Selain melihat pokok perkara, MKD DPR juga akan mengulik motif dan juga latar belakang perkara tersebut. "Kan ada tugas fungsi pokok yang kita dalami selain aturan soal tatib tata bersurat, kemudian juga ada di UU MD 3 soal tata beracara, mengenai masalah, kemudian motif kemudian latar belakangnya semua akan kita dalami nanti karena itu ada di tata beracara," tuturnya.
Sebelumnya, Koordinator Masyarakat Anti Korupsi Indonesia (MAKI) Boyamin Saiman melaporkan Fadli karena tindakan Fadli dianggap masuk pelanggaran kode etik. Dia menilai, Fadli memanfaatkan jabatan untuk kepentingan pribadi atau golongan, dalam hal ini membantu Setya Novanto.

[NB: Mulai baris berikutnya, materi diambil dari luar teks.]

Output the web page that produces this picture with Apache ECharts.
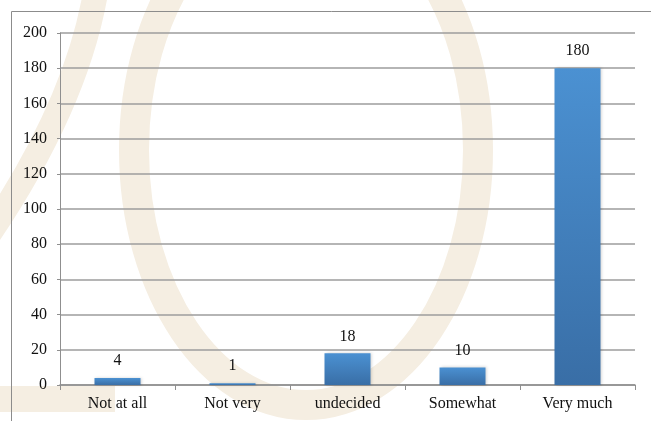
<!DOCTYPE html>
<html>
<head>
<meta charset="utf-8">
<script src="https://cdn.jsdelivr.net/npm/echarts@6/dist/echarts.min.js"></script>
<style>
  html, body { margin: 0; padding: 0; background: #ffffff; }
  #chart { width: 651px; height: 421px; }
</style>
</head>
<body>
<div id="chart"></div>
<script>
const categories = ['Not at all', 'Not very', 'undecided', 'Somewhat', 'Very much'];
const counts = [4, 1, 18, 10, 180];
const yMin = 0;
const yMax = 200;
const yStep = 20;

const FONT = 'Liberation Serif';
const BEIGE = '#f5eee2';

function initChart(dom) {
  const chart = echarts.init(dom, null, { width: 651, height: 421, renderer: 'canvas' });
  chart.setOption({
    animation: false,
    // faint logo watermark + outer frame
    graphic: [
      { type: 'ellipse', z: -10, silent: true,
        shape: { cx: 306, cy: 150, rx: 172, ry: 255 },
        style: { fill: 'none', stroke: BEIGE, lineWidth: 30 } },
      { type: 'bezierCurve', z: -10, silent: true,
        shape: { x1: 96, y1: -10, cpx1: 76, cpy1: 110, x2: -22, y2: 250 },
        style: { fill: 'none', stroke: BEIGE, lineWidth: 25 } },
      { type: 'rect', z: -10, silent: true,
        shape: { x: 0, y: 386, width: 115, height: 26 },
        style: { fill: BEIGE } },
      { type: 'rect', z: -5, silent: true,
        shape: { x: 11.5, y: 11.5, width: 700, height: 500 },
        style: { fill: 'none', stroke: '#8c8c8c', lineWidth: 1 } }
    ],
    grid: { left: 60, right: 16, top: 33, bottom: 36, containLabel: false },
    xAxis: {
      type: 'category',
      data: categories,
      axisLine: { show: true, lineStyle: { color: '#8f8f8f', width: 1.5 } },
      axisTick: { show: true, length: 5, lineStyle: { color: '#8f8f8f' } },
      axisLabel: { fontFamily: FONT, fontSize: 16, color: '#111', margin: 11 }
    },
    yAxis: {
      type: 'value',
      min: yMin,
      max: yMax,
      interval: yStep,
      axisLine: { show: true, lineStyle: { color: '#8f8f8f', width: 1 } },
      axisTick: { show: true, length: 3, lineStyle: { color: '#8f8f8f' } },
      axisLabel: { fontFamily: FONT, fontSize: 16, color: '#111', margin: 13 },
      splitLine: { show: true, lineStyle: { color: '#9c9c9c', width: 1.5 } }
    },
    series: [{
      name: 'count',
      type: 'bar',
      data: counts,
      barWidth: 46,
      itemStyle: {
        color: new echarts.graphic.LinearGradient(0, 0, 0, 1, [
          { offset: 0, color: '#4b91d2' },
          { offset: 1, color: '#396ea6' }
        ]),
        shadowColor: 'rgba(0, 0, 0, 0.18)',
        shadowBlur: 3,
        shadowOffsetX: 1
      },
      label: {
        show: true,
        position: 'top',
        distance: 9,
        fontFamily: FONT,
        fontSize: 16,
        color: '#111'
      }
    }]
  });
  return chart;
}

initChart(document.getElementById('chart'));
</script>
</body>
</html>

"Di kode etik itu kan ada yang dilarang untuk kepentingan teman dan golongan, jadi itu kan pribadi," ucapnya di ruang MKD gedung Parlemen, Senayan, Jakarta, Rabu (13/9).
Boyamin mengkritisi, jika Novanto melapor sebagai warga negara biasa tidak perlu memakai kelembagaan DPR. Sebab, unsur menyalahgunakan wewenangnya menjadi sangat kental.